Op een dag vroeg een van de bewoonsters mij; “zuster kunt u mij alstublieft naar het toilet brengen?”, waarop ik steeds een verzorger ging vragen dat te doen. Maar als de verzorgers het druk hadden, moesten de mensen toch vaak wachten. Toen, op dat moment, trok ik de stoute schoenen aan, nam deze lieve dame aan de arm en bracht haar naar het toilet. Ja, leuk hoor dat incontinentiemateriaal, maar hoe gaat dat weer aan?. Na een hoop gestuntel is het dan gelukt. Deze vrouw was mij zo dankbaar! Mijn interesse in de zorg groeide en ging steeds meer dingen vragen aan de dienstdoende mensen, over bepaalde ziektebeelden, en over de medicaties wat ze daar uitdeelde. Opeens had ik het, de zorg is wel wat voor mij, en ik wil een opleiding doen in de zorg!
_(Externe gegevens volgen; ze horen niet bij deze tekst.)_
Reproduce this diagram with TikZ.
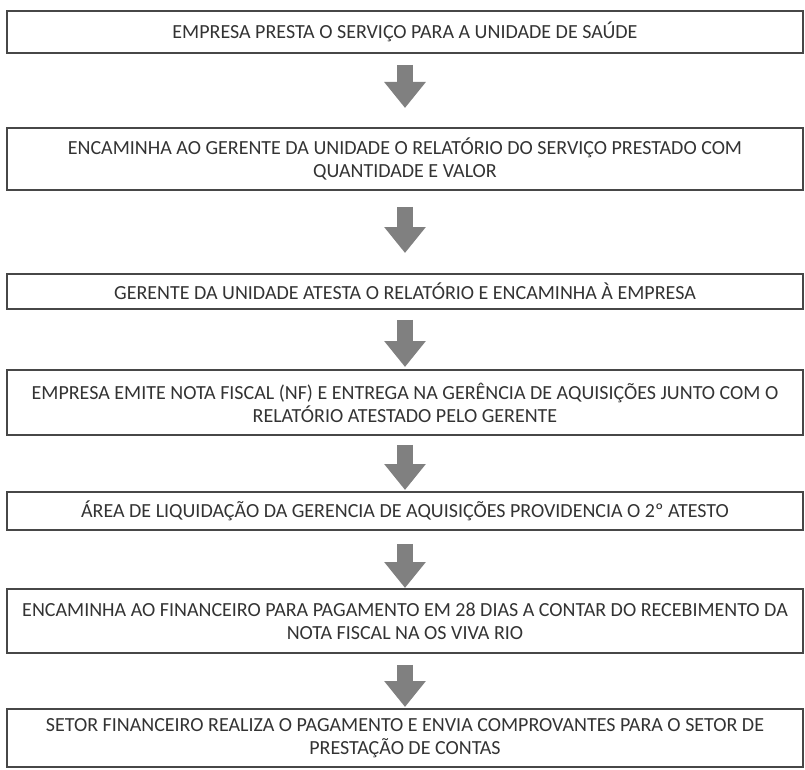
\documentclass[tikz,border=0pt]{standalone}
\usepackage{fontspec}
\setmainfont{Carlito}
\usetikzlibrary{arrows.meta,calc}
\definecolor{txt}{HTML}{333333}
\definecolor{edge}{HTML}{474747}
\definecolor{arr}{HTML}{808080}
\tikzset{
  stepbox/.style={draw=edge, line width=1.8pt, minimum width=796pt, inner sep=0pt,
    text=txt, align=center, font=\fontsize{20}{23}\selectfont, anchor=north},
  blockarrow/.style={draw=arr, line width=16pt, -{Triangle[length=26pt,width=40pt]}}
}
\begin{document}
\begin{tikzpicture}[x=1pt,y=-1pt]
\useasboundingbox (0,0) rectangle (805,770);
\node[stepbox, minimum height=42pt] (b1) at (405,10) {EMPRESA PRESTA O SERVIÇO PARA A UNIDADE DE SAÚDE};
\node[stepbox, minimum height=62pt] (b2) at (405,127) {ENCAMINHA AO GERENTE DA UNIDADE O RELATÓRIO DO SERVIÇO PRESTADO COM\\QUANTIDADE E VALOR};
\node[stepbox, minimum height=35pt] (b3) at (405,273) {GERENTE DA UNIDADE ATESTA O RELATÓRIO E ENCAMINHA À EMPRESA};
\node[stepbox, minimum height=65pt] (b4) at (405,369) {EMPRESA EMITE NOTA FISCAL (NF) E ENTREGA NA GERÊNCIA DE AQUISIÇÕES JUNTO COM O\\RELATÓRIO ATESTADO PELO GERENTE};
\node[stepbox, minimum height=38pt] (b5) at (405,491) {ÁREA DE LIQUIDAÇÃO DA GERENCIA DE AQUISIÇÕES PROVIDENCIA O 2º ATESTO};
\node[stepbox, minimum height=64pt] (b6) at (405,588) {ENCAMINHA AO FINANCEIRO PARA PAGAMENTO EM 28 DIAS A CONTAR DO RECEBIMENTO DA\\NOTA FISCAL NA OS VIVA RIO};
\node[stepbox, minimum height=58pt] (b7) at (405,708) {SETOR FINANCEIRO REALIZA O PAGAMENTO E ENVIA COMPROVANTES PARA O SETOR DE\\PRESTAÇÃO DE CONTAS};
\draw[blockarrow] ($(b1.south)+(0,11)$) -- ($(b2.north)+(0,-19)$);
\draw[blockarrow] ($(b2.south)+(0,16)$) -- ($(b3.north)+(0,-20)$);
\draw[blockarrow] ($(b3.south)+(0,10)$) -- ($(b4.north)+(0,-2)$);
\draw[blockarrow] ($(b4.south)+(0,9)$) -- ($(b5.north)+(0,-1)$);
\draw[blockarrow] ($(b5.south)+(0,13)$) -- ($(b6.north)+(0,0)$);
\draw[blockarrow] ($(b6.south)+(0,11)$) -- ($(b7.north)+(0,-1)$);
\end{tikzpicture}
\end{document}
De opleidingen bij deze instelling waren al gestart, dus ik zou me voor het volgende jaar kunnen aanmelden, maar ik wilde niet meer wachten. Ik maakte een afspraak bij het UWV en vertelde dat ik in de zorg wil gaan werken, zij hebben geregeld goede contacten her en der, en meteen was het raak. “maar dan hebben we wat voor jou” zeiden ze. Thuiszorgorganisatie Evita Zorg zocht op precies dat moment mensen voor het leerwerktraject; verzorgende individuele gezondheidszorg (VIG) in combinatie met maatschappelijk medewerker zorg (MMZ). maar dan moest ik wel dezelfde dag nog een sollicitatie filmpje opsturen. “Wow, dit gaat wel erg snel” dacht ik, en is de thuiszorg dan iets voor mij? De verhalen klinken goed, mensen zo lang mogelijk thuis laten wonen, en de zorg aan huis leveren, fijn in hun eigen omgeving! Zeg nou zelf, dat zou je zelf toch ook willen?

Ik zette door, en voor ik het wist was ik door naar de volgende ronde en kon beginnen met de toetsen en de testen! Een week later hoorde ik dat ik de toetsen en testen had gehaald. Yes! En toen begon het al, ik kon 3 weken met de gediplomeerde collega’s meelopen. Wat vond ik dit spannend, de mensen aan huis helpen. Na deze 3 weken ging ik zelfstandig op pad, dat vond ik spannend! Achter elke voordeur is weer een ervaring rijker. En als je mettertijd de mensen vaker ziet, dan merk je bij de een wat afstand en bij de ander een warm welkom. Maar het feit blijft we zijn allemaal mensen. En wat de docente altijd zegt: “het is nooit saai in zorgland” De tijd vliegt en inmiddels ben ik al een jaar bezig en het gaat mij goed af. De combinatie van werken en leren bevalt me goed. En echt waar, vieze broeken? Dat is slechts bijzaak! Mensen hulp kunnen bieden die zij nodig hebben en vervolgens met een goed gevoel vertrekken, ja dat is pas echt waar het om gaat!